Помню, по телевизору, стоящему в другой палате, показывали «Петра Первого». Я скинул одеяло и гребя одной рукой, дополз до соседей. Посмотрел первую серию из-под кровати, приполз обратно, а забраться на койку не получается! Тут меня и засекли. Предупредили: еще раз повторится — выпишем! Пообещал режим не нарушать, но на следующий день показывали очередную серию. Разве мог я ее пропустить?! После того как уполз во второй раз, отправили домой.
Через неделю врачи меня обследовали по месту жительства и сказали: «Надо долечиваться, но наша больница его не примет». Дед по линии мамы был военным, устроил в ВОСХИТО — клинику восстановительной хирургии, где лежали участники боевых действий без рук, без ног. В палате увидел подвешенные гамаки, а в них — туловища. Страшная картина! Я там оказался единственным ходячим, точнее ползающим, и соседи кричали: «Ходячий, судно подай!» Медсестер не дождешься, что ж делать, кое-как подавал. Из ВОСХИТО, правда, тоже выгнали за плохое поведение.
Ко мне пришли девочки, я надел наколенники, клеенчатые варежки и на четвереньках выполз к Вечному огню, где они меня ждали. Налили стакан портвейна, дали сигаретку, а спичек нет. Мимо мужчина идет, я ему в спину: «Мужик, дай прикурить!» Он повернулся, а это мой лечащий врач. Так что долечивался дома и, слава богу, долечился.
— Для Ильина-младшего другого пути, кроме продолжения династии, тоже не было?

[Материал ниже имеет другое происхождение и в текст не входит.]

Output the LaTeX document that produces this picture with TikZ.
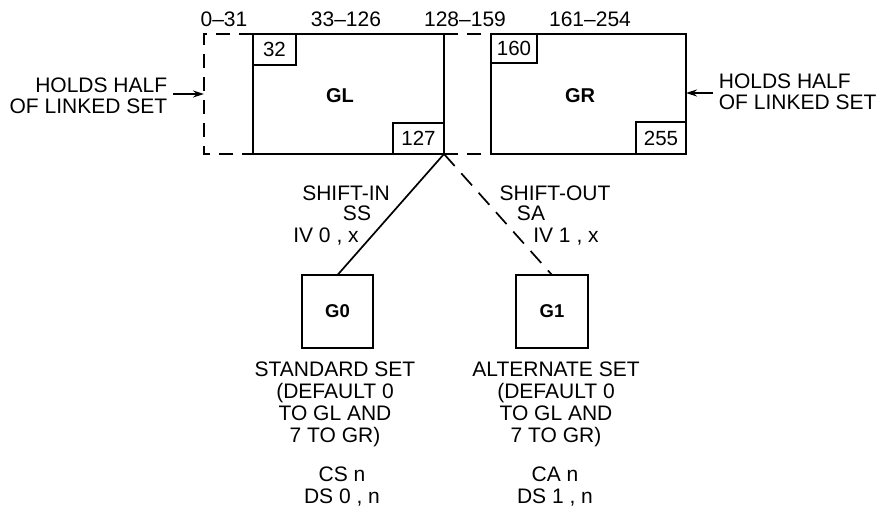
\documentclass[tikz,border=0pt]{standalone}
\usepackage{fontspec}
\setmainfont{Liberation Sans}
\usetikzlibrary{arrows.meta}
\begin{document}
\begin{tikzpicture}[x=1pt,y=-1pt,line width=1.7pt,
  box/.style={draw,inner sep=0pt,outer sep=0pt},
  cell/.style={draw,inner sep=0pt,outer sep=0pt,font=\fontsize{20.5}{22}\selectfont},
  lbl/.style={font=\fontsize{21}{22}\selectfont,inner sep=0pt,outer sep=0pt,anchor=base},
  blk/.style={font=\fontsize{21}{22}\selectfont,inner sep=0pt,outer sep=0pt,anchor=north,align=center},
  bold/.style={font=\fontsize{20}{22}\selectfont\bfseries,inner sep=0pt,anchor=base},
  dsh/.style={dash pattern=on 14pt off 9pt},
  arr/.style={-{Stealth[length=11pt,width=7pt]}},
]
\useasboundingbox (0,0) rectangle (878,508);

% main boxes
\node[box,minimum width=191pt,minimum height=120pt,anchor=north west] (GL) at (253,34) {};
\node[box,minimum width=195pt,minimum height=120pt,anchor=north west] (GR) at (491,34) {};

% small number cells
\node[cell,minimum width=43pt,minimum height=31pt,anchor=north west] (c32) at (GL.north west) {32};
\node[cell,minimum width=51pt,minimum height=31pt,anchor=south east] (c127) at (GL.south east) {127};
\node[cell,minimum width=46pt,minimum height=29pt,anchor=north west] (c160) at (GR.north west) {160};
\node[cell,minimum width=50pt,minimum height=32pt,anchor=south east] (c255) at (GR.south east) {255};

% box titles
\node[bold] (tGL) at (340,103) {GL};
\node[bold] (tGR) at (580,103) {GR};

% dashed areas
\coordinate (dtl) at (204,34);
\coordinate (dbl) at (204,154);
\draw[dsh] (GL.north west) -- (dtl) -- (dbl) -- (GL.south west);
\draw[dsh] (GL.north east) -- (GR.north west);
\draw[dsh] (GL.south east) -- (GR.south west);

% range labels
\node[lbl] (r0) at (224,27) {0--31};
\node[lbl] (r1) at (346,27) {33--126};
\node[lbl] (r2) at (465,27) {128--159};
\node[lbl] (r3) at (590,27) {161--254};

% side notes
\node[font=\fontsize{21}{21}\selectfont,inner sep=0pt,anchor=north east,align=right] (holdL) at (168,77) {HOLDS HALF\\OF LINKED SET};
\node[font=\fontsize{21}{21}\selectfont,inner sep=0pt,anchor=north west,align=left] (holdR) at (718,73) {HOLDS HALF\\OF LINKED SET};
\coordinate (ltip) at (204,94);
\coordinate (lstart) at (173,94);
\coordinate (rstart) at (713,93);
\coordinate (rtip) at (686,93);
\draw[arr,line width=1.4pt] (lstart) -- (ltip);
\draw[arr,line width=1.4pt] (rstart) -- (rtip);

% G0 / G1 boxes
\node[box,minimum width=71pt,minimum height=73pt,anchor=north west,font=\fontsize{18.5}{20}\selectfont\bfseries] (G0) at (302,275) {G0};
\node[box,minimum width=72pt,minimum height=73pt,anchor=north west,font=\fontsize{18.5}{20}\selectfont\bfseries] (G1) at (516,275) {G1};

\draw (GL.south east) -- (G0.north);
\draw[dash pattern=on 16pt off 10pt] (GL.south east) -- (G1.north);

% shift labels
\node[lbl] (si1) at (346,200) {SHIFT-IN};
\node[lbl] (si2) at (357,220) {SS};
\node[lbl] (si3) at (326,242) {IV 0 , x};
\node[lbl] (so1) at (555,200) {SHIFT-OUT};
\node[lbl] (so2) at (531,220) {SA};
\node[lbl] (so3) at (566,242) {IV 1 , x};

% descriptions
\node[blk] (d0) at (335,362) {STANDARD SET\\(DEFAULT 0\\TO GL AND\\7 TO GR)};
\node[blk] (d1) at (556,362) {ALTERNATE SET\\(DEFAULT 0\\TO GL AND\\7 TO GR)};
\node[blk] (e0) at (342,467) {CS n\\DS 0 , n};
\node[blk] (e1) at (555,467) {CA n\\DS 1 , n};
\end{tikzpicture}
\end{document}
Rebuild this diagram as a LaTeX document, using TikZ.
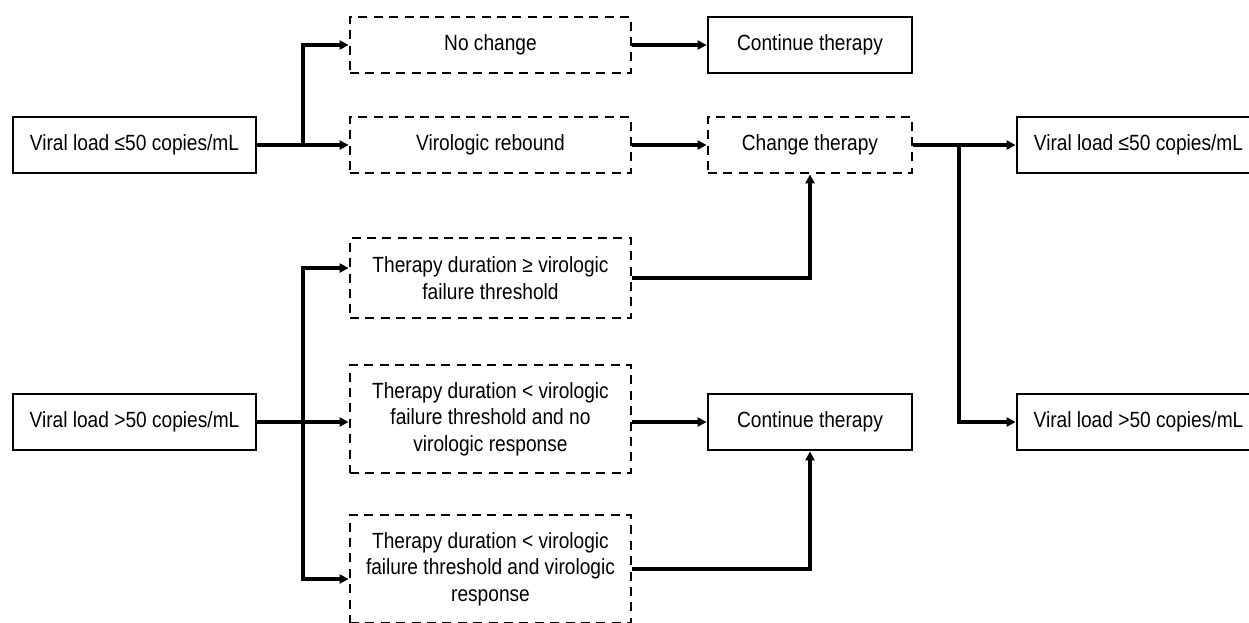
\documentclass[tikz,border=0pt]{standalone}
\usepackage{fontspec}
\setmainfont{Liberation Sans}[FakeStretch=0.87]
\usetikzlibrary{arrows.meta}

\begin{document}
\begin{tikzpicture}[x=0.5pt, y=0.5pt,
            font=\fontsize{11}{13.25}\selectfont,
            solidbox/.style={rectangle, draw, line width=1.4pt, align=center, inner sep=0pt, minimum height=28pt},
            dashbox/.style={rectangle, draw, line width=1.4pt, dash pattern=on 4.5pt off 3.2pt, align=center, inner sep=0pt, minimum width=140.5pt},
            link/.style={line width=1.6pt},
            arr/.style={link, -{Triangle[length=4.5pt,width=4.5pt]}}]
            \useasboundingbox (0,0) rectangle (1249,-622);

            % starting viral load
            \node[solidbox, minimum width=121.5pt] (vlLowA) at (134.5,-145) {Viral load ≤50 copies/mL};
            \node[solidbox, minimum width=121.5pt] (vlHighA) at (134.5,-422) {Viral load >50 copies/mL};

            % outcomes
            \node[dashbox, minimum height=28pt] (noChange) at (490.5,-45) {No change};
            \node[dashbox, minimum height=28pt] (rebound) at (490.5,-145) {Virologic rebound};
            \node[dashbox, minimum height=40pt] (durGe) at (490.5,-278) {Therapy duration ≥ virologic\\failure threshold};
            \node[dashbox, minimum height=54pt] (durLtNo) at (490.5,-419) {Therapy duration < virologic\\failure threshold and no\\virologic response};
            \node[dashbox, minimum height=54pt] (durLtYes) at (490.5,-569) {Therapy duration < virologic\\failure threshold and virologic\\response};

            % decisions
            \node[solidbox, minimum width=102pt] (contA) at (810,-45) {Continue therapy};
            \node[dashbox, minimum width=102pt, minimum height=28pt] (changeT) at (810,-145) {Change therapy};
            \node[solidbox, minimum width=102pt] (contB) at (810,-422) {Continue therapy};

            % new viral load
            \node[solidbox, minimum width=121.5pt] (vlLowB) at (1138.5,-145) {Viral load ≤50 copies/mL};
            \node[solidbox, minimum width=121.5pt] (vlHighB) at (1138.5,-422) {Viral load >50 copies/mL};

            \coordinate (jA) at (303,-145);
            \coordinate (jC) at (303,-422);
            \coordinate (jB) at (959,-145);

            \draw[link] (vlLowA) -- (jA);
            \draw[arr] (jA) |- (noChange.west);
            \draw[arr] (jA) -- (rebound.west);
            \draw[arr] (noChange) -- (contA);
            \draw[arr] (rebound) -- (changeT);
            \draw[arr] (durGe.east) -| (changeT.south);

            \draw[link] (changeT) -- (jB);
            \draw[arr] (jB) -- (vlLowB.west);
            \draw[arr] (jB) |- (vlHighB.west);

            \draw[link] (vlHighA) -- (jC);
            \draw[arr] (jC) |- ([yshift=5pt]durGe.west);
            \draw[arr] (jC) -- (jC -| durLtNo.west);
            \draw[arr] (jC) |- ([yshift=-5pt]durLtYes.west);
            \draw[arr] (durLtNo.east |- contB.west) -- (contB.west);
            \draw[arr] (durLtYes.east) -| (contB.south);

        \end{tikzpicture}
\end{document}
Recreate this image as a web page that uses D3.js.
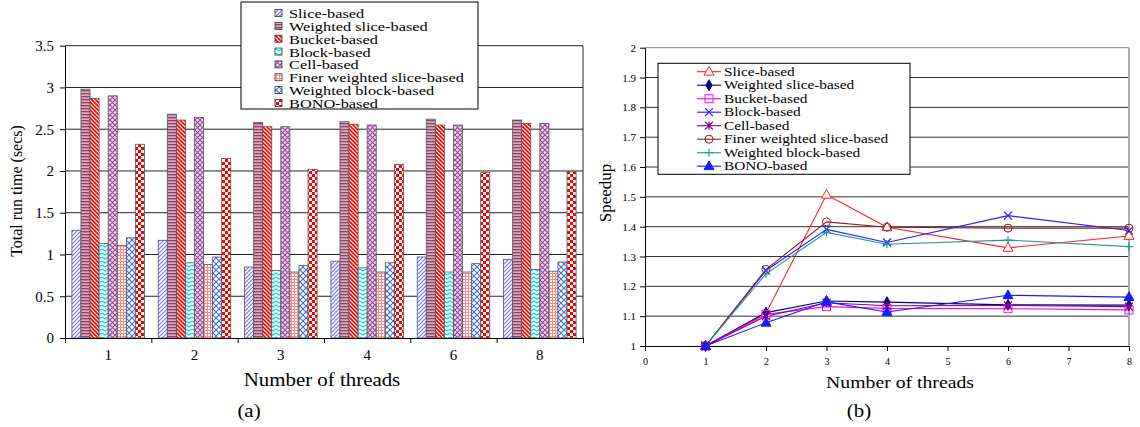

Саша: Можно и так сказать. У меня перед глазами был пример отца, дяди, старших братьев Ильи и Алеши. Дорог-то много, конечно, но актерская казалась наиболее интересной. Я тоже рос за кулисами, в первый раз вышел на сцену в четыре года, случайно. В тот вечер в филиале «Маяковки» давали спектакль, точного названия не помню, актеры называли его то «Флигель», то «На берегу реки». В нем был занят мой средний брат. В ожидании его выхода на сцену мы играли в прятки, и Леха так здорово спрятался, что его невозможно было отыскать. Спектакль уже подходит к концу, Лехе пора выходить на сцену. А он пропал! Людмила Нильская запаниковала. Выскочила за кулисы:
— Где брат?!
— Не знаю, — говорю, — сам его ищу.
Она не растерялась, схватила меня за руку и потащила на сцену. Леха играл мальчика Павлика, который по ходу пьесы только что вернулся из пионерского лагеря, где сильно вытянулся. Там и текст такой: вот, мол, как подрос за лето Павлик! А мне — четыре года, да и дело было зимой. Я, естественно, не переодевался, оказался на сцене в толстом свитере, лыжных штанах и валенках. Все, кто рядом стоял, моментально «раскололись». Это была финальная сцена спектакля, которая переходила в поклоны. Жора Мартиросян отвернулся от зала и кланялся спиной, задыхаясь от хохота.